> [Figure scripts]:
——————
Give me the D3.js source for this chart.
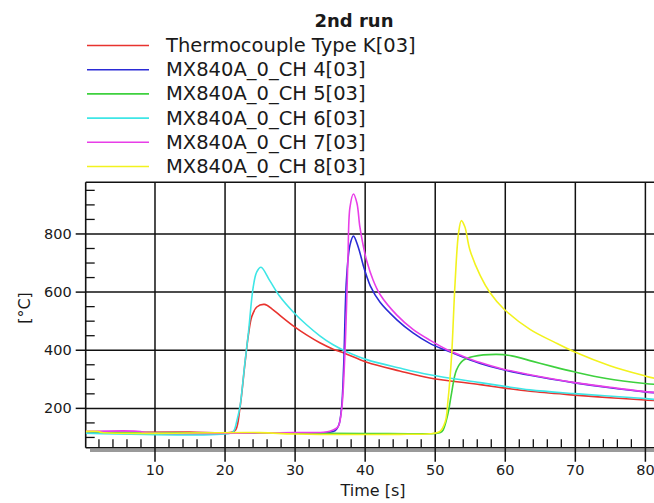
<!DOCTYPE html>
<html>
<head>
<meta charset="utf-8">
<script src="https://cdn.jsdelivr.net/npm/d3@7"></script>
<style>
  html, body { margin: 0; padding: 0; background: #fff; }
  svg { display: block; }
  text { font-family: "DejaVu Sans", Verdana, sans-serif; fill: #1a1a1a; }
</style>
</head>
<body>
<svg id="chart" width="654" height="503"></svg>
<script>
// Temperature traces of the 2nd run, [time s, °C]
const seriesNames = [
  "Thermocouple Type K[03]",
  "MX840A_0_CH 4[03]",
  "MX840A_0_CH 5[03]",
  "MX840A_0_CH 6[03]",
  "MX840A_0_CH 7[03]",
  "MX840A_0_CH 8[03]"
];
const seriesColors = ["#e8332e", "#2b2bd6", "#3ed13e", "#3ee6e6", "#e83ee8", "#f2f21e"];

const thermocoupleK = [[0.2,116],[8,116],[15,117],[21,116],[21.6,125],[22.2,200],[22.9,350],[23.4,450],[23.9,515],[24.6,547],[25.7,556],[26.8,540],[27.9,518],[29.8,482],[31.7,451],[33.6,424],[35.5,402],[37.2,387],[40.3,357],[45,327],[49.3,303],[56.5,280],[60,268],[63.6,257],[70,244],[75,235],[80,227],[81.5,225]];
const ch4 = [[0.2,115],[30,114],[35,116],[35.8,122],[36.3,140],[36.7,200],[37.0,341],[37.4,640],[37.9,760],[38.4,791],[39.1,752],[39.8,690],[40.3,652],[40.8,620],[42.2,563],[44.6,503],[46.9,458],[49.3,422],[51.7,397],[54,375],[56.5,353],[59.8,331],[63.6,312],[70,286],[75,269],[80,255],[81.5,252]];
const ch5 = [[0.2,114],[20,114],[30,113],[40,112],[50,112],[50.8,115],[51.2,124],[51.9,181],[52.4,250],[53.1,330],[54.1,364],[55.5,377],[58.8,384],[61,379],[64,360],[67,341],[69.9,324],[74.5,301],[80,284],[81.5,281]];
const ch6 = [[0.2,113],[20.8,113],[21.3,120],[21.8,160],[22.2,204],[22.9,354],[23.4,457],[24.1,617],[24.6,668],[25.2,684],[26.5,636],[27.9,583],[29.8,530],[31.7,486],[33.6,448],[35.5,417],[37.2,396],[40.3,366],[45,337],[49.3,314],[56.5,287],[60,274],[63.6,262],[70,249],[80,232],[81.5,229]];
const ch7 = [[0.2,119],[8,119],[8.5,115],[30,115],[34.5,117],[35.5,124],[36.2,135],[36.7,192],[37.2,400],[37.6,700],[37.9,890],[38.4,936],[38.9,904],[39.3,825],[39.8,757],[40.3,705],[41.2,640],[42.2,590],[44.6,519],[46.9,470],[49.3,433],[51.7,401],[54,378],[56.5,356],[59.8,333],[63.6,314],[70,287],[75,271],[80,256],[81.5,253]];
const ch8 = [[0.2,119],[2,119],[2.5,115],[25,115],[30,110],[45,109],[49.3,111],[50.7,118],[51.5,152],[51.9,227],[52.4,376],[52.9,628],[53.4,801],[53.8,844],[54.3,823],[55,745],[56.5,655],[57.9,596],[59.8,542],[63.6,470],[67,427],[70,392],[75,345],[80,310],[81.5,301]];
const seriesData = [thermocoupleK, ch4, ch5, ch6, ch7, ch8];

const xMajor = [10, 20, 30, 40, 50, 60, 70, 80];
const xMinor = d3.range(2, 82, 2).filter(v => v % 10 !== 0);
const yMajor = [200, 400, 600, 800];
const yMinor = d3.range(100, 1000, 50).filter(v => v % 200 !== 0);

const svg = d3.select("#chart");
const plot = { left: 85.7, right: 654, top: 182.3, bottom: 447.7 };

const x = d3.scaleLinear().domain([0.18, 81.3]).range([plot.left, plot.right]);
const y = d3.scaleLinear().domain([63, 976]).range([plot.bottom, plot.top]);

// Title and legend
svg.append("text")
  .attr("x", 354).attr("y", 27)
  .attr("text-anchor", "middle")
  .style("font-size", "18px").style("font-weight", "bold")
  .text("2nd run");

const legend = svg.append("g");
seriesNames.forEach((name, i) => {
  const base = 52 + i * 24.2;
  legend.append("line")
    .attr("x1", 87).attr("x2", 149)
    .attr("y1", base - 6.5).attr("y2", base - 6.5)
    .attr("stroke", seriesColors[i]).attr("stroke-width", 1.6);
  legend.append("text")
    .attr("x", 166).attr("y", base)
    .style("font-size", "19.5px")
    .attr("fill", "#222")
    .text(name);
});

// Shadow under the time axis
svg.append("rect")
  .attr("x", 90).attr("y", plot.bottom + 1.3)
  .attr("width", plot.right - 90).attr("height", 3)
  .attr("fill", "#9a9a9a");

// Horizontal grid
const yGrid = svg.append("g")
  .attr("transform", `translate(${plot.left},0)`)
  .call(d3.axisRight(y).tickValues(yMajor).tickSize(plot.right - plot.left).tickFormat(""));
yGrid.select(".domain").remove();
yGrid.selectAll("line").attr("stroke", "#111").attr("stroke-width", 1.5);

// Vertical grid, running a little below the axis
const xGrid = svg.append("g")
  .attr("transform", `translate(0,${plot.top})`)
  .call(d3.axisBottom(x).tickValues(xMajor).tickSize(461.7 - plot.top).tickFormat(""));
xGrid.select(".domain").remove();
xGrid.selectAll("line").attr("stroke", "#111").attr("stroke-width", 1.5);

// Minor ticks
const yMinorAxis = svg.append("g")
  .attr("transform", `translate(${plot.left},0)`)
  .call(d3.axisRight(y).tickValues(yMinor).tickSize(9).tickFormat(""));
yMinorAxis.select(".domain").remove();
yMinorAxis.selectAll("line").attr("stroke", "#111").attr("stroke-width", 1.3);

const xMinorAxis = svg.append("g")
  .attr("transform", `translate(0,${plot.bottom})`)
  .call(d3.axisTop(x).tickValues(xMinor).tickSize(8.5).tickFormat(""));
xMinorAxis.select(".domain").remove();
xMinorAxis.selectAll("line").attr("stroke", "#111").attr("stroke-width", 1.3);

// Labelled axes
const yAxis = svg.append("g")
  .attr("transform", `translate(${plot.left},0)`)
  .call(d3.axisLeft(y).tickValues(yMajor).tickSize(10).tickPadding(4));
yAxis.select(".domain").remove();
yAxis.selectAll("line").attr("stroke", "#111").attr("stroke-width", 1.5);
yAxis.selectAll("text").style("font-size", "14.5px").attr("fill", "#1a1a1a");

const xAxis = svg.append("g")
  .attr("transform", `translate(0,${plot.bottom})`)
  .call(d3.axisBottom(x).tickValues(xMajor).tickSize(14).tickPadding(3));
xAxis.select(".domain").remove();
xAxis.selectAll("line").remove();
xAxis.selectAll("text").style("font-size", "14.5px").attr("fill", "#1a1a1a");

// Frame
const frame = svg.append("g").attr("stroke", "#111").attr("stroke-width", 1.6);
frame.append("line").attr("x1", plot.left).attr("x2", plot.left).attr("y1", plot.top).attr("y2", plot.bottom);
frame.append("line").attr("x1", plot.left).attr("x2", plot.right).attr("y1", plot.top).attr("y2", plot.top);
frame.append("line").attr("x1", plot.left).attr("x2", plot.right).attr("y1", plot.bottom).attr("y2", plot.bottom);

// Axis titles
svg.append("text")
  .attr("x", 373).attr("y", 496)
  .attr("text-anchor", "middle")
  .style("font-size", "16px")
  .text("Time [s]");
svg.append("text")
  .attr("transform", "translate(30,308) rotate(-90)")
  .attr("text-anchor", "middle")
  .style("font-size", "16px")
  .text("[°C]");

// Traces
svg.append("clipPath").attr("id", "plot-clip")
  .append("rect")
  .attr("x", plot.left).attr("y", plot.top)
  .attr("width", plot.right - plot.left).attr("height", plot.bottom - plot.top);

const line = d3.line()
  .x(d => x(d[0]))
  .y(d => y(d[1]))
  .curve(d3.curveCatmullRom.alpha(0.5));

svg.append("g").attr("clip-path", "url(#plot-clip)")
  .selectAll("path")
  .data(seriesData)
  .join("path")
  .attr("d", line)
  .attr("fill", "none")
  .attr("stroke", (d, i) => seriesColors[i])
  .attr("stroke-width", 1.6);
</script>
</body>
</html>
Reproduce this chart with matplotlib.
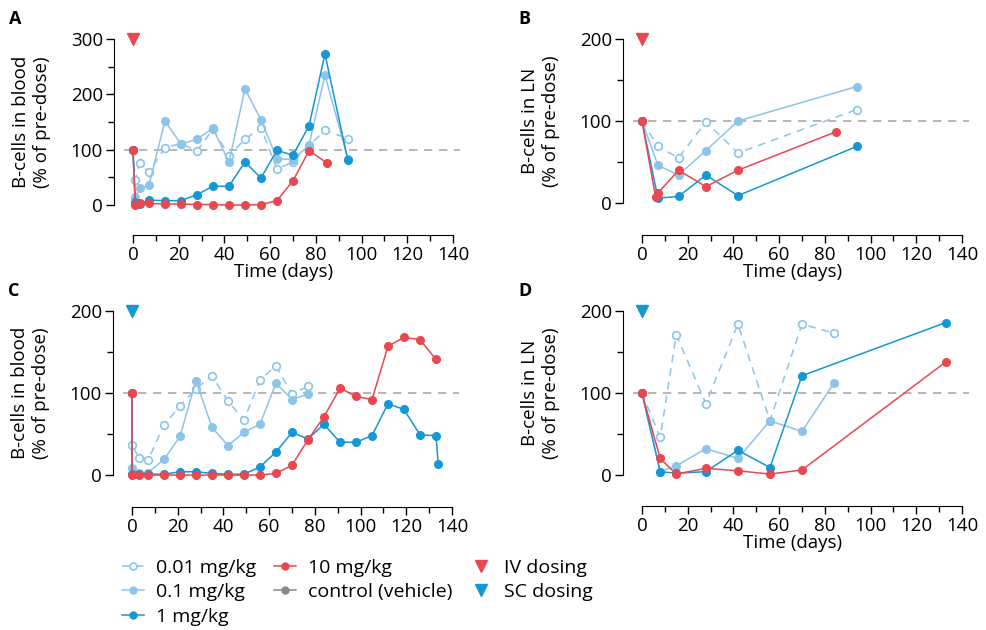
import matplotlib
matplotlib.use("Agg")
import matplotlib.pyplot as plt
from matplotlib.lines import Line2D
from matplotlib.ticker import FixedLocator

plt.rcParams["font.family"] = ["Open Sans", "DejaVu Sans"]
plt.rcParams["font.size"] = 13.5

RED = "#E8484F"
LIGHT = "#8DC4EA"
DARK = "#1597D3"
GREY = "#888888"

# Panel A - blood, IV dosing
a_days = [0, 1, 3, 7, 14, 21, 28, 35, 42, 49, 56, 63, 70, 77, 84, 94]
a_001 = [100, 46, 76, 59, 104, 111, 98, 137, 89, 119, 140, 65, 78, 107, 135, 120]
a_01 = [100, 15, 30, 36, 152, 110, 119, 139, 77, 210, 154, 84, 82, 108, 235, 84]
a_1 = [100, 5, 2, 9, 8, 8, 19, 34, 34, 78, 49, 99, 90, 143, 273, 81]
a_10_days = [0, 1, 3, 7, 14, 21, 28, 35, 42, 49, 56, 63, 70, 77, 85]
a_10 = [100, 1, 4, 3, 2, 2, 1, 1, 0, 0, 1, 8, 44, 98, 76]

# Panel B - lymph node, IV dosing
b_days = [0, 7, 16, 28, 42, 94]
b_001 = [100, 69, 55, 99, 61, 114]
b_01 = [100, 46, 34, 64, 100, 142]
b_1 = [100, 6, 8, 34, 9, 69]
b_10_days = [0, 6, 7, 16, 28, 42, 85]
b_10 = [100, 7, 12, 40, 20, 40, 87]

# Panel C - blood, SC dosing
c_days = [0, 0, 3, 7, 14, 21, 28, 35, 42, 49, 56, 63, 70, 77]
c_001 = [100, 37, 21, 18, 61, 84, 105, 121, 90, 67, 116, 133, 99, 108]
c_01 = [100, 9, 2, 3, 19, 47, 115, 58, 36, 52, 62, 112, 92, 99]
c_1_days = [0, 0, 3, 7, 14, 21, 28, 35, 42, 49, 56, 63, 70, 77, 84, 91, 98,
            105, 112, 119, 126, 133, 134]
c_1 = [100, 1, 1, 1, 1, 4, 4, 2, 1, 1, 10, 28, 52, 44, 62, 40, 40,
       48, 87, 80, 49, 48, 13]
c_10_days = [0, 0, 3, 7, 14, 21, 28, 35, 42, 49, 56, 63, 70, 77, 84, 91, 98,
             105, 112, 119, 126, 133]
c_10 = [100, 0, 0, 0, 0, 0, 0, 0, 0, 0, 0, 2, 12, 43, 71, 106, 96,
        92, 157, 168, 165, 141]

# Panel D - lymph node, SC dosing
d_days = [0, 8, 15, 28, 42, 56, 70, 84]
d_001 = [100, 46, 171, 87, 184, 66, 184, 173]
d_01 = [100, 4, 11, 32, 20, 66, 53, 112]
d_hi_days = [0, 8, 15, 28, 42, 56, 70, 133]
d_1 = [100, 4, 2, 4, 30, 9, 121, 186]
d_10 = [100, 20, 1, 8, 5, 1, 6, 138]

fig = plt.figure(figsize=(9.86, 6.30), dpi=100)

# spines sit on the axes edges; the limits leave a gap below 0 and left of day 0
panels = [
    # letter, rect, ylabel, ymax, ymin, dose colour, xlabel, data
    ("A", [0.1156, 0.6270, 0.3438, 0.3111], "B-cells in blood", 300, -54, RED, True,
     [(a_days, a_001), (a_days, a_01), (a_days, a_1), (a_10_days, a_10)]),
    ("B", [0.6318, 0.6270, 0.3438, 0.3111], "B-cells in LN", 200, -39, RED, True,
     [(b_days, b_001), (b_days, b_01), (b_days, b_1), (b_10_days, b_10)]),
    ("C", [0.1146, 0.1952, 0.3438, 0.3111], "B-cells in blood", 200, -39, DARK, False,
     [(c_days, c_001), (c_days, c_01), (c_1_days, c_1), (c_10_days, c_10)]),
    ("D", [0.6318, 0.1968, 0.3438, 0.3095], "B-cells in LN", 200, -38, DARK, True,
     [(d_days, d_001), (d_days, d_01), (d_hi_days, d_1), (d_hi_days, d_10)]),
]

styles = [
    dict(color=LIGHT, ls=(0, (5, 4)), marker="o", mfc="white", mec=LIGHT, mew=1.2),
    dict(color=LIGHT, ls="-", marker="o", mfc=LIGHT, mec=LIGHT),
    dict(color=DARK, ls="-", marker="o", mfc=DARK, mec=DARK),
    dict(color=RED, ls="-", marker="o", mfc=RED, mec=RED),
]

for letter, rect, ylab, ymax, ymin, dose_col, show_xlab, series in panels:
    ax = fig.add_axes(rect)
    ax.set_xlim(-8.3, 140)
    ax.set_ylim(ymin, ymax)
    ax.plot([-4, 143], [100, 100], color="#AAAAAA", lw=1.2, ls=(0, (5, 4)),
            clip_on=False, zorder=1)
    for (x, y), st in zip(series, styles):
        ax.plot(x, y, lw=1.1, ms=5.5, clip_on=False, zorder=3, **st)
    ax.plot([0], [ymax], marker="v", ms=9, color=dose_col, ls="none",
            clip_on=False, zorder=4)

    for s in ["top", "right"]:
        ax.spines[s].set_visible(False)
    ax.spines["left"].set_bounds(0, ymax)
    ax.spines["bottom"].set_bounds(0, 140)
    ax.yaxis.set_major_locator(FixedLocator(list(range(0, ymax + 1, 100))))
    ax.yaxis.set_minor_locator(FixedLocator(list(range(50, ymax, 100))))
    ax.xaxis.set_major_locator(FixedLocator(list(range(0, 141, 20))))
    ax.xaxis.set_minor_locator(FixedLocator(list(range(10, 140, 20))))
    ax.tick_params(which="major", length=6, width=1, labelsize=13.5, pad=2)
    ax.tick_params(which="minor", length=4, width=1)
    if show_xlab:
        ax.set_xlabel("Time (days)", fontsize=13.5, labelpad=-1)

    # y label centred on the 0..ymax range
    bb = ax.get_position()
    y0 = bb.y0 + bb.height * (0 - ymin) / (ymax - ymin)
    yc = (y0 + bb.y1) / 2
    fig.text(bb.x0 - 0.0835, yc, ylab + "\n(% of pre-dose)", rotation=90,
             ha="center", va="center", multialignment="center",
             fontsize=13.5, linespacing=1.2)
    fig.text(bb.x0 - 0.106, bb.y1 + 0.0325, letter,
             fontsize=13, fontweight="bold", va="center")

# Legend along the bottom
handles = [
    Line2D([], [], **styles[0], lw=1.1, ms=5),
    Line2D([], [], **styles[1], lw=1.1, ms=5),
    Line2D([], [], **styles[2], lw=1.1, ms=5),
    Line2D([], [], **styles[3], lw=1.1, ms=5),
    Line2D([], [], color=GREY, marker="o", mfc=GREY, mec=GREY, lw=1.1, ms=5),
    Line2D([], [], color=RED, marker="v", ls="none", ms=9),
    Line2D([], [], color=DARK, marker="v", ls="none", ms=9),
]
labels = ["0.01 mg/kg", "0.1 mg/kg", "1 mg/kg", "10 mg/kg",
          "control (vehicle)", "IV dosing", "SC dosing"]
fig.legend(handles, labels, ncol=3, loc="upper left",
           bbox_to_anchor=(0.114, 0.128), frameon=False, fontsize=14,
           handlelength=1.15, handletextpad=0.6, columnspacing=0.9,
           labelspacing=0.32, borderpad=0)

fig.savefig("out.png", dpi=100)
——————
> [Exercise brief]:
Establish how many lines of the records contain the string "this" and state that number without elaboration.

> [The answer]:
2